One of the factors affecting tax compliance is taxpayers’ ability to understand tax laws and their willingness to comply with them. Tax knowledge refers to the general level of tax knowledge, knowledge of avoidance options, general educational qualifications, or knowledge of tax law (Bornman and Ramutumbu, 2019). A taxpayer’s knowledge of their rights, obligations, and tax payment procedures as well as the consequences of non-compliance is acquired through tax education (Machogu and Amayi, 2016). The authors suggest that taxpayer education can promote a positive attitude toward tax compliance and provide the necessary knowledge to comply with tax laws. This leads to the formulation of the fourth hypothesis.

H4: Tax-payer tax knowledge has a significant and positive effect on tax compliance behavior.

Economic deterrence theory

According to Allingham and Sandmo (1972), the economic deterrence model assumes that a variety of factors, including tax rates, the benefits of tax evasion, the likelihood of fraud being detected, and the severity of penalties for doing so can influence taxpayers’ behavior. Therefore, rational decisions are made amidst uncertainty, where tax evasion can lead to tax savings or penalties (Fjeldstad et al., 2012). As a result, the more likely tax evasion is to be discovered and punished more severely, the fewer people will engage in it. Conversely, when the likelihood of audits is low and fines are minimal, the expected return from evasion is high. According to Helhel and Ahmed (2014), the model predicts significant non-compliance. In certain situations, the fear of being discovered or caught can serve as an effective deterrent to encourage honest behavior. For example, the fear of being caught has been found to be an effective strategy for eliciting truthful behavior, although there is criticism that the model only considers the coercive side of compliance at the expense of consensus. Tax administrations, influenced by the concepts of economic deterrence, have developed enforcement strategies that primarily focus on penalties and fear of detection, as well as the associated time and financial cost, including the burden of the tax payment itself.
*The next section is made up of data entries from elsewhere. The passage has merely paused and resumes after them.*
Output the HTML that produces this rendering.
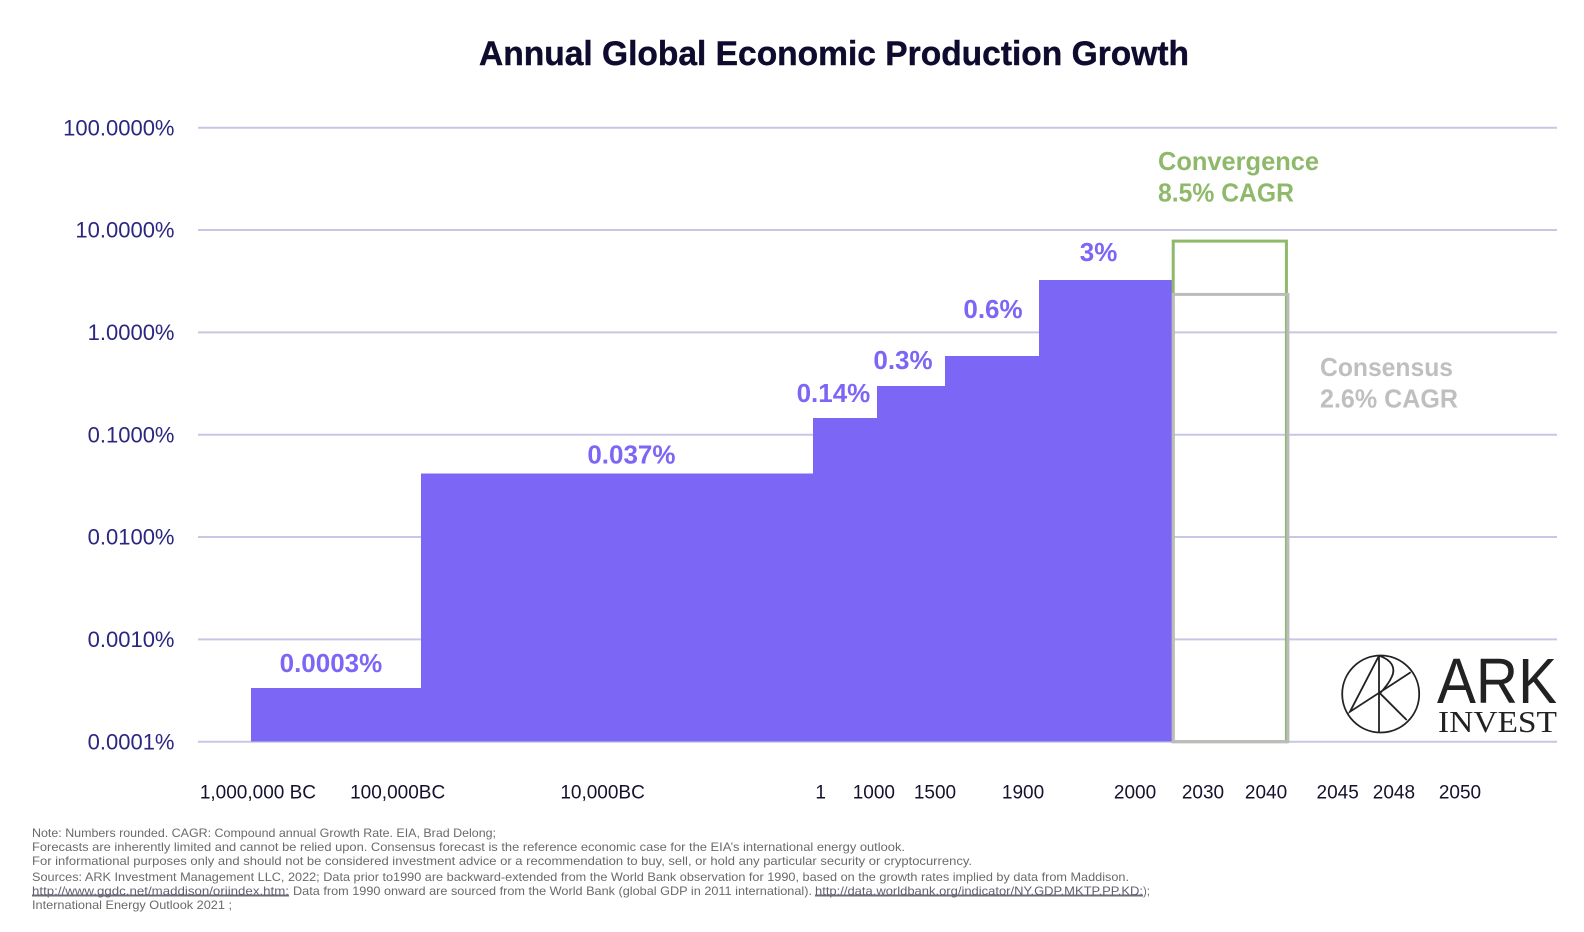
<!DOCTYPE html>
<html lang="en">
<head>
<meta charset="utf-8">
<title>Annual Global Economic Production Growth</title>
<style>
  html, body { margin: 0; padding: 0; background: #ffffff; }
  svg { display: block; font-family: "Liberation Sans", sans-serif; }
  .foot { font-size: 12px; fill: #6a6a6a; }
  .link { fill: #5f5f6e; cursor: pointer; }
</style>
</head>
<body>
<svg id="chart" xmlns="http://www.w3.org/2000/svg" width="1584" height="932" viewBox="0 0 1584 932">
  <rect x="0" y="0" width="1584" height="932" fill="#ffffff"/>
  <text x="479" y="65" font-size="34" font-weight="700" fill="#0e0b2e" stroke="#0e0b2e" stroke-width="0.4" textLength="710" lengthAdjust="spacingAndGlyphs">Annual Global Economic Production Growth</text>

  <g id="grid"></g>
  <g id="yaxis"></g>
  <g id="bars" shape-rendering="crispEdges"></g>
  <g id="forecasts"></g>
  <g id="barlabels"></g>
  <g id="xaxis"></g>

  <g font-size="26" font-weight="700" fill="#8fb96a">
    <text x="1158" y="170" textLength="161" lengthAdjust="spacingAndGlyphs">Convergence</text>
    <text x="1158" y="201.5" textLength="136" lengthAdjust="spacingAndGlyphs">8.5% CAGR</text>
  </g>
  <g font-size="26" font-weight="700" fill="#bfbfbf">
    <text x="1320" y="376" textLength="133" lengthAdjust="spacingAndGlyphs">Consensus</text>
    <text x="1320" y="407.5" textLength="138" lengthAdjust="spacingAndGlyphs">2.6% CAGR</text>
  </g>

  <g>
    <g fill="none" stroke="#222222" stroke-width="1.8">
      <circle cx="1380.7" cy="694" r="38.5"/>
      <path d="M1379 655.7V731.7M1379 655.7L1350 711.7L1410.7 672.3M1379 655.7C1392 660 1396 668 1391.7 677C1389 683 1384 689 1380 693.3L1406.7 720"/>
    </g>
    <text x="1437" y="703" font-size="64" fill="#222222" textLength="120" lengthAdjust="spacingAndGlyphs">ARK</text>
    <text x="1438" y="732" font-family="'Liberation Serif', serif" font-size="31" fill="#222222" textLength="119" lengthAdjust="spacingAndGlyphs">INVEST</text>
  </g>

  <g class="foot">
    <text x="32" y="837" textLength="464" lengthAdjust="spacingAndGlyphs">Note: Numbers rounded. CAGR: Compound annual Growth Rate. EIA, Brad Delong;</text>
    <text x="32" y="851" textLength="873" lengthAdjust="spacingAndGlyphs">Forecasts are inherently limited and cannot be relied upon. Consensus forecast is the reference economic case for the EIA’s international energy outlook.</text>
    <text x="32" y="865" textLength="940" lengthAdjust="spacingAndGlyphs">For informational purposes only and should not be considered investment advice or a recommendation to buy, sell, or hold any particular security or cryptocurrency.</text>
    <text x="32" y="881" textLength="1097" lengthAdjust="spacingAndGlyphs">Sources: ARK Investment Management LLC, 2022; Data prior to1990 are backward-extended from the World Bank observation for 1990, based on the growth rates implied by data from Maddison.</text>
    <text class="link" x="32" y="895" textLength="257" lengthAdjust="spacingAndGlyphs">http://www.ggdc.net/maddison/oriindex.htm;</text>
    <text x="293" y="895" textLength="519" lengthAdjust="spacingAndGlyphs">Data from 1990 onward are sourced from the World Bank (global GDP in 2011 international).</text>
    <text class="link" x="815" y="895" textLength="328" lengthAdjust="spacingAndGlyphs">http://data.worldbank.org/indicator/NY.GDP.MKTP.PP.KD;</text>
    <text x="1143" y="895" textLength="7" lengthAdjust="spacingAndGlyphs">);</text>
    <text x="32" y="909" textLength="200" lengthAdjust="spacingAndGlyphs">International Energy Outlook 2021 ;</text>
    <rect x="32" y="894.5" width="257" height="2" fill="#6b6b7a"/>
    <rect x="815" y="894.5" width="328" height="2" fill="#6b6b7a"/>
  </g>
</svg>

<script>
// Y axis values (percent, log scale)
const yTickValues = [100, 10, 1, 0.1, 0.01, 0.001, 0.0001];
const yTickLabels = ["100.0000%", "10.0000%", "1.0000%", "0.1000%", "0.0100%", "0.0010%", "0.0001%"];

// Historical growth bars
const eraNames = ["1m-bc", "100k-bc", "1-ad", "1000-ad", "1500-ad", "1900-ad"];
const eraGrowth = [0.000335, 0.0417, 0.1456, 0.299, 0.589, 3.25];
const eraValueLabels = ["0.0003%", "0.037%", "0.14%", "0.3%", "0.6%", "3%"];
// Era boundaries on the timeline axis (axis units, 0–100)
const eraEdges = [3.9, 16.4, 45.25, 49.96, 54.97, 61.88, 71.76];

// Forecast boxes
const forecastNames = ["convergence", "consensus"];
const forecastGrowth = [7.8, 2.35];
const forecastEnd = [80.09, 80.2];
const forecastColors = ["#8fb96a", "#bcbcbc"];

// X axis tick labels and their places on the timeline axis (axis units)
const xTickLabels = ["1,000,000 BC", "100,000BC", "10,000BC", "1", "1000", "1500", "1900", "2000", "2030", "2040", "2045", "2048", "2050"];
const xTickUnits = [4.41, 14.69, 29.77, 45.82, 49.73, 54.23, 60.71, 68.95, 73.95, 78.59, 83.86, 88.0, 92.86];

// Layout nudges for value labels (not data)
const labelShiftX = [-5, 14.5, -11.5, -8, 1, -7.5];
const labelRise = [16, 10, 16, 17, 38, 19];

const NS = "http://www.w3.org/2000/svg";
const plotLeft = 198, plotRight = 1557, plotBottom = 741.7, decadeHeight = 102.33;
function yScale(v) { return plotBottom - (Math.log10(v) + 4) * decadeHeight; }
function xScale(u) { return plotLeft + u * (plotRight - plotLeft) / 100; }
function make(tag, parent, attrs) {
  const el = document.createElementNS(NS, tag);
  for (const k in attrs) el.setAttribute(k, attrs[k]);
  parent.appendChild(el);
  return el;
}

const gridG = document.getElementById("grid");
const yG = document.getElementById("yaxis");
yTickValues.forEach(function (v, i) {
  const line = make("line", gridG, { x1: plotLeft, x2: plotRight, y1: yScale(v), y2: yScale(v), stroke: "#c9c5e5", "stroke-width": 2 });
  
  
  const t = make("text", yG, { x: 174.5, y: yScale(v) + 7.6, "text-anchor": "end", "font-size": 22, fill: "#2b2680" });
  t.textContent = yTickLabels[i];
  
  
});

const barsG = document.getElementById("bars");
const labelsG = document.getElementById("barlabels");
eraGrowth.forEach(function (v, i) {
  const x0 = xScale(eraEdges[i]), x1 = xScale(eraEdges[i + 1]), top = yScale(v);
  const bar = make("rect", barsG, { x: x0, y: top, width: x1 - x0, height: plotBottom - top, fill: "#7c66f6" });
  
  
  const t = make("text", labelsG, {
    x: (x0 + x1) / 2 + labelShiftX[i],
    y: top - labelRise[i],
    "text-anchor": "middle", "font-size": 26, "font-weight": 700, fill: "#7c66f6"
  });
  t.textContent = eraValueLabels[i];
  
  
});

const fG = document.getElementById("forecasts");
forecastGrowth.forEach(function (v, i) {
  const x0 = xScale(eraEdges[eraEdges.length - 1]), x1 = xScale(forecastEnd[i]), top = yScale(v);
  const box = make("rect", fG, { x: x0, y: top, width: x1 - x0, height: plotBottom - top, fill: "none", stroke: forecastColors[i], "stroke-width": 3 });
  
  
});

const xG = document.getElementById("xaxis");
xTickLabels.forEach(function (label, i) {
  const t = make("text", xG, { x: xScale(xTickUnits[i]), y: 798.5, "text-anchor": "middle", "font-size": 19, fill: "#14122e" });
  t.textContent = label;
  
  
});
</script>
</body>
</html>
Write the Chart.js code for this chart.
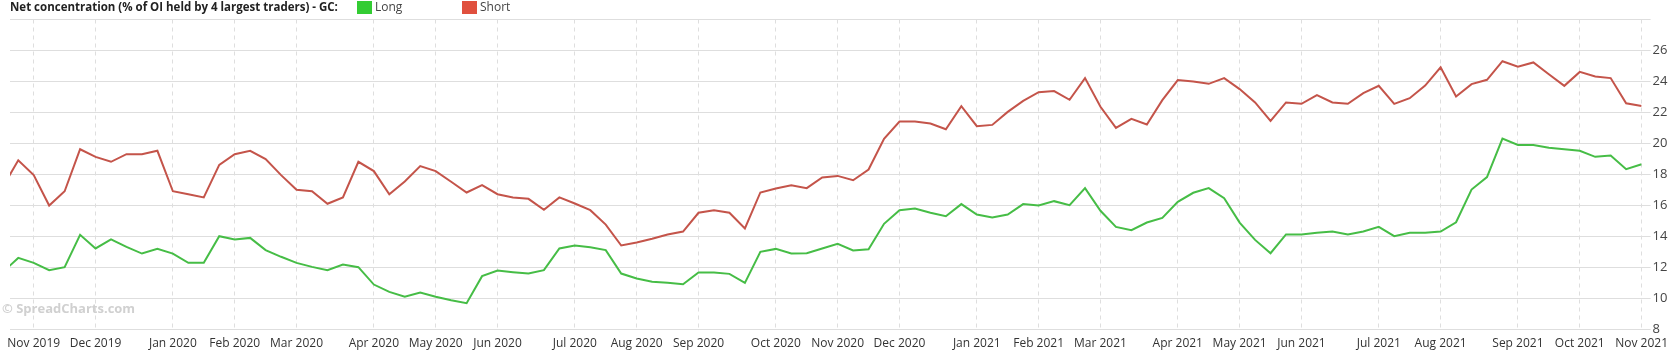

The economic costs of taxes include not only the actual tax payment and the associated additional burden but also the time and money spent on tax compliance and tax planning (Blaufus et al., 2011). Your legal and regulatory obligations from tax authorities and laws are referred to as compliance costs. Neither the actual tax payment nor any costs related to tax distortions are included in these expenses (Eragbhe and Modugu, 2014). Compliance costs disappear when taxes are collected. In addition to the costs incurred in obtaining and maintaining the knowledge required for this position, such as understanding legal responsibilities and penalties, this also includes the costs of collecting, disclosing, and filing taxes on the company’s products and income and on the wages and salaries of its employees. Eragbhe and Modugu (2014) divided compliance costs into two categories: tax planning and calculation. To maintain an accurate accounting system, the costs associated with data collection and tax liability calculations are referred to as computational costs. However, when taxpayers attempt to legally reduce or avoid taxes, planning costs increase. This leads to the following hypotheses:

H5: Compliance costs have a negative and significant effect on tax compliance.

Research materials and model specification

The relationship between independent and dependent variables was examined in this study using a quantitative research approach. The target group of the study was 1550 large Ethiopian taxpayers. The primary data collected consisted of questionnaires with five Likert scales adjusted to range from “strongly agree” (SA) = 5 to “strongly disagree” (SD) = 1. The questionnaires were adopted from the works of Nandal, Diksha, and Jaggarwal (2021), Sapiei and Abdullah (2008), and Augustine and Enyi (2020).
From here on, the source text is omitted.